*EXERCISE BRIEF*
In your copy, leave out the pictures; write out all the data exactly.

# start of MATERIAL PROVIDED

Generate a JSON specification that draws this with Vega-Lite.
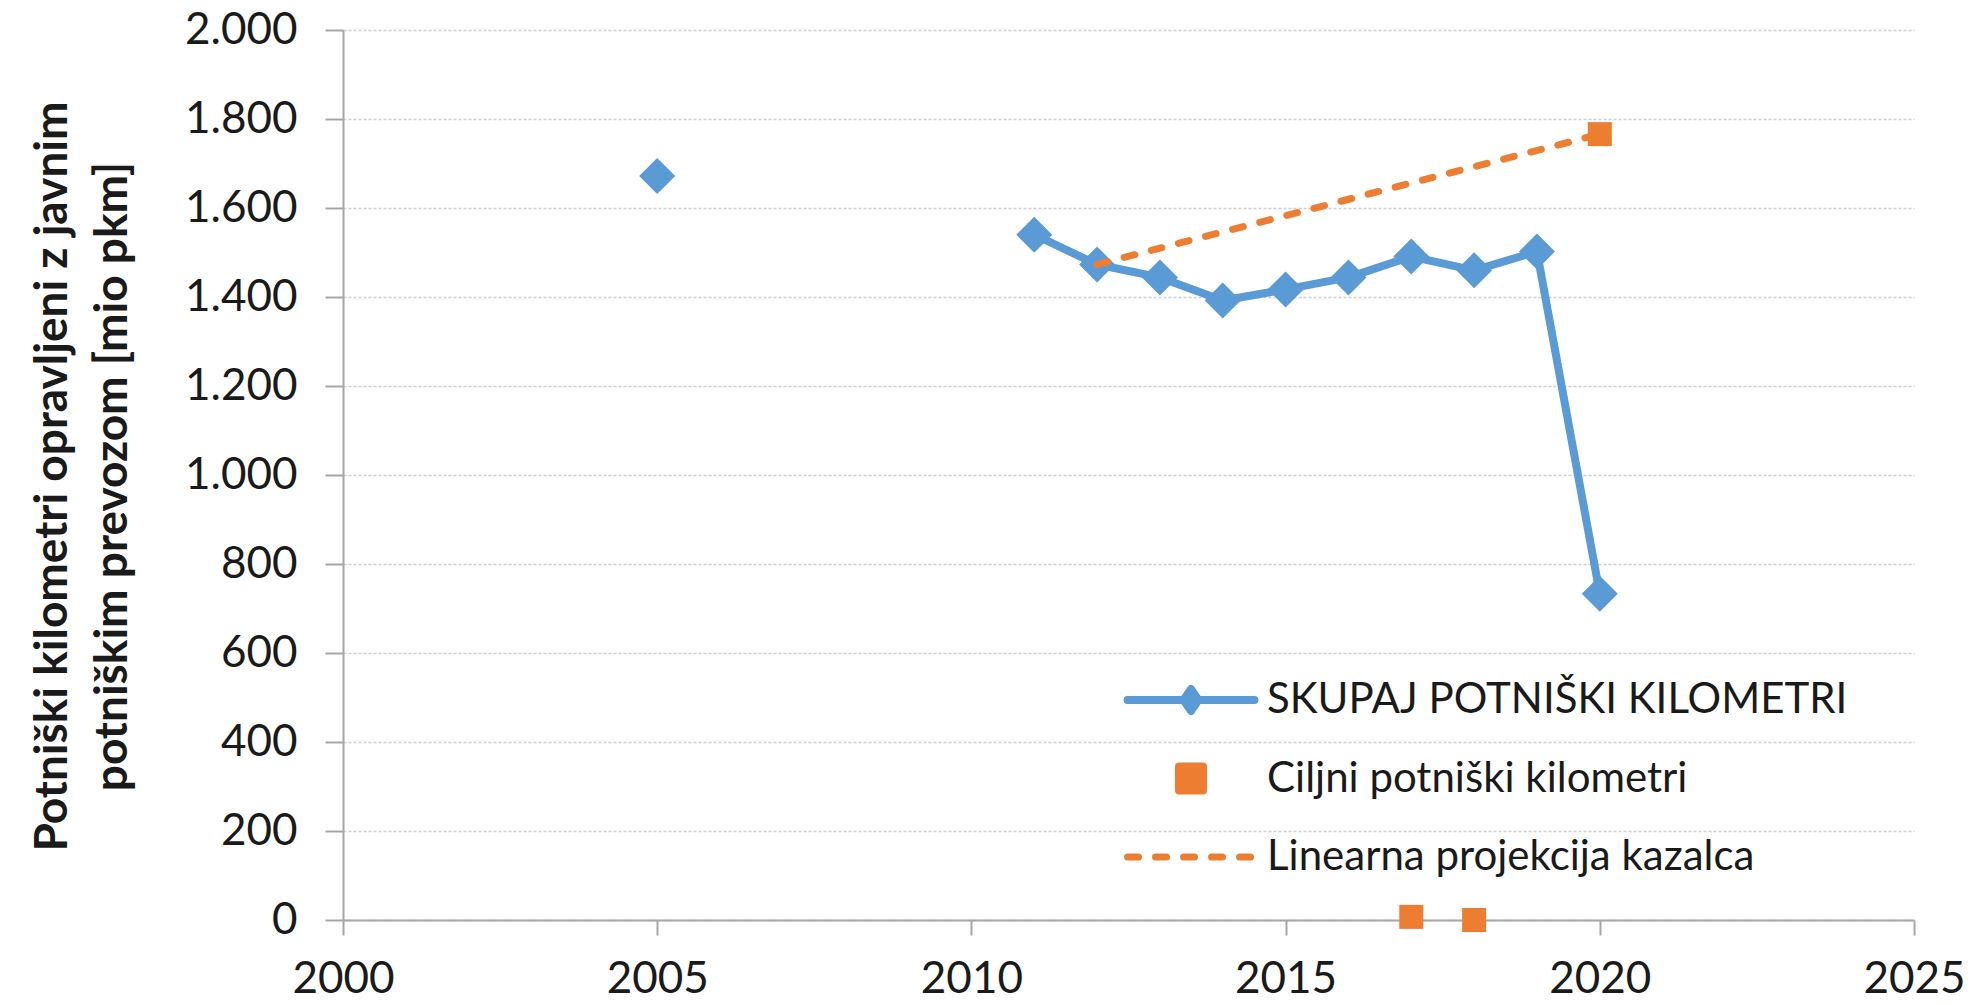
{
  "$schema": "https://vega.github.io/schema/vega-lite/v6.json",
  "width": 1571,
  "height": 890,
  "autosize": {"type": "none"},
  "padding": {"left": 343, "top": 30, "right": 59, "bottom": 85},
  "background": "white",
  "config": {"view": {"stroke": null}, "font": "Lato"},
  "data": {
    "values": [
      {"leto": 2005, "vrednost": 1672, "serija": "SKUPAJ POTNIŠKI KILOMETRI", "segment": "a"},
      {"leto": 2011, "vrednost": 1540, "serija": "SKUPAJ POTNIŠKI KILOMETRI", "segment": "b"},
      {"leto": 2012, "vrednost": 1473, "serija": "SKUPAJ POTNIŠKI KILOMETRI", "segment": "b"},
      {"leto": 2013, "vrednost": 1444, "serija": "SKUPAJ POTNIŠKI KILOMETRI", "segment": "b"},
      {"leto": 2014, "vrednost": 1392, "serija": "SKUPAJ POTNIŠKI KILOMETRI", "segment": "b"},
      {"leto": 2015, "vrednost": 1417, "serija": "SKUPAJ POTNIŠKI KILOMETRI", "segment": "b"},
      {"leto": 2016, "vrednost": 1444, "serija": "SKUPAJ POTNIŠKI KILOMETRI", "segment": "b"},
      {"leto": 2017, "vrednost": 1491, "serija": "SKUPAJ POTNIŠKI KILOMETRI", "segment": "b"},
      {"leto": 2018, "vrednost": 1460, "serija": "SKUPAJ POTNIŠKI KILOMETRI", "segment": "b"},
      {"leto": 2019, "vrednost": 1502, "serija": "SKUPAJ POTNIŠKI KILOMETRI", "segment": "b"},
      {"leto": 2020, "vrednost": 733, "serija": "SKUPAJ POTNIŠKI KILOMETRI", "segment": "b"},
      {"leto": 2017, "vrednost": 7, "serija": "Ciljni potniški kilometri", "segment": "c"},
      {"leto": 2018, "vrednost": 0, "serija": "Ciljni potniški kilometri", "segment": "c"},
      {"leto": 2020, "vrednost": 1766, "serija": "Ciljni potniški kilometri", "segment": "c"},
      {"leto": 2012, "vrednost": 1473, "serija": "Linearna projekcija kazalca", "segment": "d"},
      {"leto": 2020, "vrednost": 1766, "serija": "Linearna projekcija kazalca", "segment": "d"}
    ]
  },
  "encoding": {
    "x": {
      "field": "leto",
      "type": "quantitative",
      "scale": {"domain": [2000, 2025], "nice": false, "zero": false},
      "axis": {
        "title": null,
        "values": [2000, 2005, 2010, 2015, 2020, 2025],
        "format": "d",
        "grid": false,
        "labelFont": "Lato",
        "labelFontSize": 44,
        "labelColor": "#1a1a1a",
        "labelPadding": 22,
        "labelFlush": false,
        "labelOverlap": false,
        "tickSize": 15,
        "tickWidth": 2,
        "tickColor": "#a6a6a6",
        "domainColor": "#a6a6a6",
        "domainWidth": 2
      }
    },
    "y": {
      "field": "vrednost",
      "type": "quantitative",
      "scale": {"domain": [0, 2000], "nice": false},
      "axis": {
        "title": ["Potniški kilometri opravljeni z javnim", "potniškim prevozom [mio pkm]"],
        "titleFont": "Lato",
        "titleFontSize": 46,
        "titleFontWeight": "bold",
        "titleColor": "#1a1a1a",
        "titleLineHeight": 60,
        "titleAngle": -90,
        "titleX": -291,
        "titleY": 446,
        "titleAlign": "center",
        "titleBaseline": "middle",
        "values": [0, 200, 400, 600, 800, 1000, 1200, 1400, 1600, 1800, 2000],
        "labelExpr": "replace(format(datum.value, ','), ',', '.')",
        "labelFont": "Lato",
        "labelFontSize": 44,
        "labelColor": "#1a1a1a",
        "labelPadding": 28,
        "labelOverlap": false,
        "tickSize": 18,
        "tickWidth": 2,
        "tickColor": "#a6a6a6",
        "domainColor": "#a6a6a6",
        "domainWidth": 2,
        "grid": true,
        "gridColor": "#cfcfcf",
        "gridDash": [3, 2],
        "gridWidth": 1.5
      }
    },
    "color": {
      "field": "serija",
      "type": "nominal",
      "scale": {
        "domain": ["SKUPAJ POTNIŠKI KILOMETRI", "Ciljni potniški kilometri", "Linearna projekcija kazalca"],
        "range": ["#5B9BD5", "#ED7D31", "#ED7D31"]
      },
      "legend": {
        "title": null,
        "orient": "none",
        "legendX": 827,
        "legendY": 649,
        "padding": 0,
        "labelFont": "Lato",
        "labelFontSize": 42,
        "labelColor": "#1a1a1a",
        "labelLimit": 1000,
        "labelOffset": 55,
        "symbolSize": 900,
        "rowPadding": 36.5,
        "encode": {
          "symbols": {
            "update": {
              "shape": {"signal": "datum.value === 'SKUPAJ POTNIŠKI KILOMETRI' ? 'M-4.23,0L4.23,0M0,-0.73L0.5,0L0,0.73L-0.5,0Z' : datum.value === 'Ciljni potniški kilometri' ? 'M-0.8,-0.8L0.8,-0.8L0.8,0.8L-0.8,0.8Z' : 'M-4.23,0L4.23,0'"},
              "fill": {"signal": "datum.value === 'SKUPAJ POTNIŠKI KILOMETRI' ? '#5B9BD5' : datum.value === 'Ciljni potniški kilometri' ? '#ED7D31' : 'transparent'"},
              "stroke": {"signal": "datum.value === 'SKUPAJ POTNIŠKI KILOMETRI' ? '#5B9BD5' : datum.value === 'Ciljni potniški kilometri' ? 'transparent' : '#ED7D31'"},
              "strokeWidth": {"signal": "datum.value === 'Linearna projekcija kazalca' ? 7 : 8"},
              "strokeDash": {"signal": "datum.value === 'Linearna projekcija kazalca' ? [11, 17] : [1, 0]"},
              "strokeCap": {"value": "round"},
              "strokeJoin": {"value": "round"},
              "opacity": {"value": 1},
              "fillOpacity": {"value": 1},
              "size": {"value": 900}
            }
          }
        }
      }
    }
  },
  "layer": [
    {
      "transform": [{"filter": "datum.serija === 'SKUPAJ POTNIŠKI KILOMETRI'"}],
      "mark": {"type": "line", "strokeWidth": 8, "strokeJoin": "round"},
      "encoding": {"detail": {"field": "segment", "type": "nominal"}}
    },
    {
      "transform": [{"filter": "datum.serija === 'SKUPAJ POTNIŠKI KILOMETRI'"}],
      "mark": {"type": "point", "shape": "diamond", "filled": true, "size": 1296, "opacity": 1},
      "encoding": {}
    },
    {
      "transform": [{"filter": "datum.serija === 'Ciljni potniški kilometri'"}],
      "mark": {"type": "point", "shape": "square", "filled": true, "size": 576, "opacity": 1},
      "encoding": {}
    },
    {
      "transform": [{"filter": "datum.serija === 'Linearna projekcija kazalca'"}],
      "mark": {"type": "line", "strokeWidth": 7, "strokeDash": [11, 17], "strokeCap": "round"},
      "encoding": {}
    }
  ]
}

# end of MATERIAL PROVIDED

*SOLVED PROBLEM*
Generate a JSON specification that draws this with Vega-Lite.
{
  "$schema": "https://vega.github.io/schema/vega-lite/v6.json",
  "width": 1571,
  "height": 890,
  "autosize": {"type": "none"},
  "padding": {"left": 343, "top": 30, "right": 59, "bottom": 85},
  "background": "white",
  "config": {"view": {"stroke": null}, "font": "Lato"},
  "data": {
    "values": [
      {"leto": 2005, "vrednost": 1672, "serija": "SKUPAJ POTNIŠKI KILOMETRI", "segment": "a"},
      {"leto": 2011, "vrednost": 1540, "serija": "SKUPAJ POTNIŠKI KILOMETRI", "segment": "b"},
      {"leto": 2012, "vrednost": 1473, "serija": "SKUPAJ POTNIŠKI KILOMETRI", "segment": "b"},
      {"leto": 2013, "vrednost": 1444, "serija": "SKUPAJ POTNIŠKI KILOMETRI", "segment": "b"},
      {"leto": 2014, "vrednost": 1392, "serija": "SKUPAJ POTNIŠKI KILOMETRI", "segment": "b"},
      {"leto": 2015, "vrednost": 1417, "serija": "SKUPAJ POTNIŠKI KILOMETRI", "segment": "b"},
      {"leto": 2016, "vrednost": 1444, "serija": "SKUPAJ POTNIŠKI KILOMETRI", "segment": "b"},
      {"leto": 2017, "vrednost": 1491, "serija": "SKUPAJ POTNIŠKI KILOMETRI", "segment": "b"},
      {"leto": 2018, "vrednost": 1460, "serija": "SKUPAJ POTNIŠKI KILOMETRI", "segment": "b"},
      {"leto": 2019, "vrednost": 1502, "serija": "SKUPAJ POTNIŠKI KILOMETRI", "segment": "b"},
      {"leto": 2020, "vrednost": 733, "serija": "SKUPAJ POTNIŠKI KILOMETRI", "segment": "b"},
      {"leto": 2017, "vrednost": 7, "serija": "Ciljni potniški kilometri", "segment": "c"},
      {"leto": 2018, "vrednost": 0, "serija": "Ciljni potniški kilometri", "segment": "c"},
      {"leto": 2020, "vrednost": 1766, "serija": "Ciljni potniški kilometri", "segment": "c"},
      {"leto": 2012, "vrednost": 1473, "serija": "Linearna projekcija kazalca", "segment": "d"},
      {"leto": 2020, "vrednost": 1766, "serija": "Linearna projekcija kazalca", "segment": "d"}
    ]
  },
  "encoding": {
    "x": {
      "field": "leto",
      "type": "quantitative",
      "scale": {"domain": [2000, 2025], "nice": false, "zero": false},
      "axis": {
        "title": null,
        "values": [2000, 2005, 2010, 2015, 2020, 2025],
        "format": "d",
        "grid": false,
        "labelFont": "Lato",
        "labelFontSize": 44,
        "labelColor": "#1a1a1a",
        "labelPadding": 22,
        "labelFlush": false,
        "labelOverlap": false,
        "tickSize": 15,
        "tickWidth": 2,
        "tickColor": "#a6a6a6",
        "domainColor": "#a6a6a6",
        "domainWidth": 2
      }
    },
    "y": {
      "field": "vrednost",
      "type": "quantitative",
      "scale": {"domain": [0, 2000], "nice": false},
      "axis": {
        "title": ["Potniški kilometri opravljeni z javnim", "potniškim prevozom [mio pkm]"],
        "titleFont": "Lato",
        "titleFontSize": 46,
        "titleFontWeight": "bold",
        "titleColor": "#1a1a1a",
        "titleLineHeight": 60,
        "titleAngle": -90,
        "titleX": -291,
        "titleY": 446,
        "titleAlign": "center",
        "titleBaseline": "middle",
        "values": [0, 200, 400, 600, 800, 1000, 1200, 1400, 1600, 1800, 2000],
        "labelExpr": "replace(format(datum.value, ','), ',', '.')",
        "labelFont": "Lato",
        "labelFontSize": 44,
        "labelColor": "#1a1a1a",
        "labelPadding": 28,
        "labelOverlap": false,
        "tickSize": 18,
        "tickWidth": 2,
        "tickColor": "#a6a6a6",
        "domainColor": "#a6a6a6",
        "domainWidth": 2,
        "grid": true,
        "gridColor": "#cfcfcf",
        "gridDash": [3, 2],
        "gridWidth": 1.5
      }
    },
    "color": {
      "field": "serija",
      "type": "nominal",
      "scale": {
        "domain": ["SKUPAJ POTNIŠKI KILOMETRI", "Ciljni potniški kilometri", "Linearna projekcija kazalca"],
        "range": ["#5B9BD5", "#ED7D31", "#ED7D31"]
      },
      "legend": {
        "title": null,
        "orient": "none",
        "legendX": 827,
        "legendY": 649,
        "padding": 0,
        "labelFont": "Lato",
        "labelFontSize": 42,
        "labelColor": "#1a1a1a",
        "labelLimit": 1000,
        "labelOffset": 55,
        "symbolSize": 900,
        "rowPadding": 36.5,
        "encode": {
          "symbols": {
            "update": {
              "shape": {"signal": "datum.value === 'SKUPAJ POTNIŠKI KILOMETRI' ? 'M-4.23,0L4.23,0M0,-0.73L0.5,0L0,0.73L-0.5,0Z' : datum.value === 'Ciljni potniški kilometri' ? 'M-0.8,-0.8L0.8,-0.8L0.8,0.8L-0.8,0.8Z' : 'M-4.23,0L4.23,0'"},
              "fill": {"signal": "datum.value === 'SKUPAJ POTNIŠKI KILOMETRI' ? '#5B9BD5' : datum.value === 'Ciljni potniški kilometri' ? '#ED7D31' : 'transparent'"},
              "stroke": {"signal": "datum.value === 'SKUPAJ POTNIŠKI KILOMETRI' ? '#5B9BD5' : datum.value === 'Ciljni potniški kilometri' ? 'transparent' : '#ED7D31'"},
              "strokeWidth": {"signal": "datum.value === 'Linearna projekcija kazalca' ? 7 : 8"},
              "strokeDash": {"signal": "datum.value === 'Linearna projekcija kazalca' ? [11, 17] : [1, 0]"},
              "strokeCap": {"value": "round"},
              "strokeJoin": {"value": "round"},
              "opacity": {"value": 1},
              "fillOpacity": {"value": 1},
              "size": {"value": 900}
            }
          }
        }
      }
    }
  },
  "layer": [
    {
      "transform": [{"filter": "datum.serija === 'SKUPAJ POTNIŠKI KILOMETRI'"}],
      "mark": {"type": "line", "strokeWidth": 8, "strokeJoin": "round"},
      "encoding": {"detail": {"field": "segment", "type": "nominal"}}
    },
    {
      "transform": [{"filter": "datum.serija === 'SKUPAJ POTNIŠKI KILOMETRI'"}],
      "mark": {"type": "point", "shape": "diamond", "filled": true, "size": 1296, "opacity": 1},
      "encoding": {}
    },
    {
      "transform": [{"filter": "datum.serija === 'Ciljni potniški kilometri'"}],
      "mark": {"type": "point", "shape": "square", "filled": true, "size": 576, "opacity": 1},
      "encoding": {}
    },
    {
      "transform": [{"filter": "datum.serija === 'Linearna projekcija kazalca'"}],
      "mark": {"type": "line", "strokeWidth": 7, "strokeDash": [11, 17], "strokeCap": "round"},
      "encoding": {}
    }
  ]
}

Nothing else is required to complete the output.